Because of the VBG’s statistical package, Wallis says, the technicians have a complete analysis right after testing is completed. “So our people can look at the analysis to see how the bottles measure up against our specifications,” she adds.
Thus far, the Dial lab hasn’t begun to compare results from its tests with those of its suppliers. “We always request data from our suppliers. I can tell you that in some cases, our tests don’t match up to what our suppliers show. So it’s not unusual to challenge a supplier after we test,” Wallis says.

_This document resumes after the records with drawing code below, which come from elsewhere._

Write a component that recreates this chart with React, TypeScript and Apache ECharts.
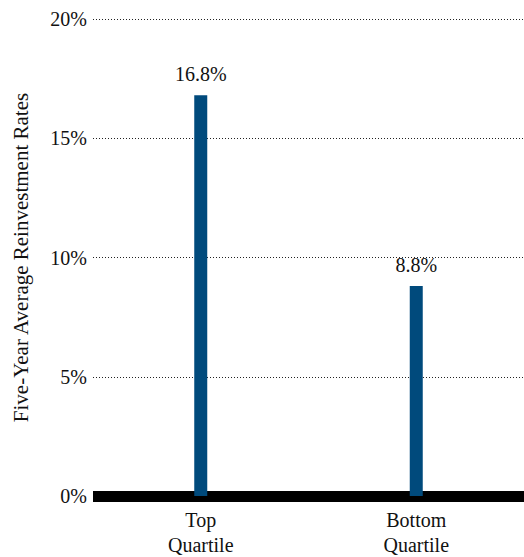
import React, { useEffect, useRef } from "react";
import * as echarts from "echarts";

const categories = ["Top\nQuartile", "Bottom\nQuartile"];
const values = [16.8, 8.8];
const yTicks = [0, 5, 10, 15, 20];

export default function App() {
  const ref = useRef<HTMLDivElement>(null);
  useEffect(() => {
    if (!ref.current) return;
    const chart = echarts.init(ref.current, null, { renderer: "svg" });
    const font = "Liberation Serif";
    const labelStyle = { color: "#111", fontSize: 20, fontFamily: font };
    chart.setOption({
      animation: false,
      textStyle: { fontFamily: font, color: "#111" },
      grid: { left: 93, right: 0, top: 19, bottom: 59.5, containLabel: false },
      xAxis: {
        type: "category",
        data: categories,
        axisLine: { show: true, lineStyle: { color: "#000", width: 11, cap: "butt" } },
        axisTick: { show: false },
        axisLabel: { ...labelStyle, lineHeight: 25, margin: 11 },
      },
      yAxis: {
        type: "value",
        min: yTicks[0],
        max: yTicks[yTicks.length - 1],
        interval: 5,
        name: "Five-Year Average Reinvestment Rates",
        nameLocation: "middle",
        nameGap: 62,
        nameTextStyle: { color: "#111", fontSize: 21, fontFamily: font },
        axisLine: { show: false },
        axisTick: { show: false },
        axisLabel: { ...labelStyle, margin: 6, formatter: "{value}%" },
        splitLine: {
          show: true,
          lineStyle: { color: "#222", width: 1, type: [1, 2] },
        },
      },
      series: [
        {
          type: "bar",
          data: values,
          barWidth: 13,
          itemStyle: { color: "#004a7c" },
          label: {
            show: true,
            position: "top",
            distance: 11,
            ...labelStyle,
            formatter: (p: any) => `${p.value.toFixed(1)}%`,
          },
        },
      ],
    });
    return () => chart.dispose();
  }, []);
  return (
    <div
      ref={ref}
      style={{ position: "absolute", left: 0, top: 0, width: 524, height: 557 }}
    />
  );
}
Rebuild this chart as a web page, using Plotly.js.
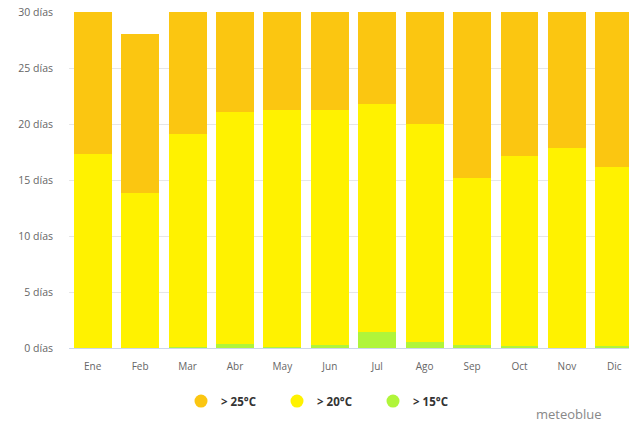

The Dial lab is still learning about the VBG. “Thus far, we’re using it to measure the dimensions. Then we measure some bottles by hand, so we’re still validating the results. It’s how we can be sure we have the set-up done correctly. Thus far,” Wallis reports, “we’re comfortable that the VBG has been very accurate, so we’ll be eliminating the manual step.”
Saw at bottle supplier
Before Dial purchased the VBG, Wallis recalls seeing it being used at a supplier from which Dial buys bottles. Then Wallis and another technician visited the AGR plant for a demonstration of the equipment. The instrument was installed late last year.
The equipment was sized so that it would accept about 90% of all containers that Dial uses. Some, like a 300-oz bottle for Purex, won’t fit. “But we were very happy that this device would work with so many of our containers,” Wallis says.
AGR sent technicians to the Dial lab for two days to teach the technicians how to set up the programs. Setting up the test program is the most time-consuming part of the operation, Wallis says. But once a program is developed, it’s stored so it can be called up very quickly the next time it’s needed.
Thus far, Dial has continued to use the testing protocols that it had already established for mold qualifications. The protocol addresses not only how many bottles need to be tested from each cavity, but it also tracks how the supplier’s process performs over time.
Wallis is also convinced that the tests and results will be more accurate and repeatable than when the lab tested manually. “There’s a certain variability from technician to technician. We’ve done gauge R&R [repeatability and reproducibility] studies for everyone here. So it’s a real plus that the VBG eliminates that individual variability,” Wallis points out.
Benefits all around
When asked whether the VBG is more helpful in package development or in mold qualification, Wallis says that both processes benefit from quicker turnaround. “With our goal to speed up innovation and improve our speed-to-market for new products, this instrument is a tool that helps our lab support the engineers to do that,” she says. “It has really helped the lab in our utilization of resources.”
Initially, there was some skepticism from the technicians, she recalls, but now she says there’s absolutely no hesitancy because it’s so easy to use. The lab remains fully staffed, and Wallis says the VBG does help the technicians do more testing and return results back to the engineers more quickly. “We get the data and results to our packaging engineers faster,” she says. “So it’s allowed us to speed up other work and spend more time on test method development.”
Plus she says the instrument has a connection to Dial’s network to send information electronically, and another feature allows AGR to troubleshoot from their facility, rather than having to send a technician. “It’s a great benefit even though we haven’t used it,” Wallis notes. “That was very reassuring to us.”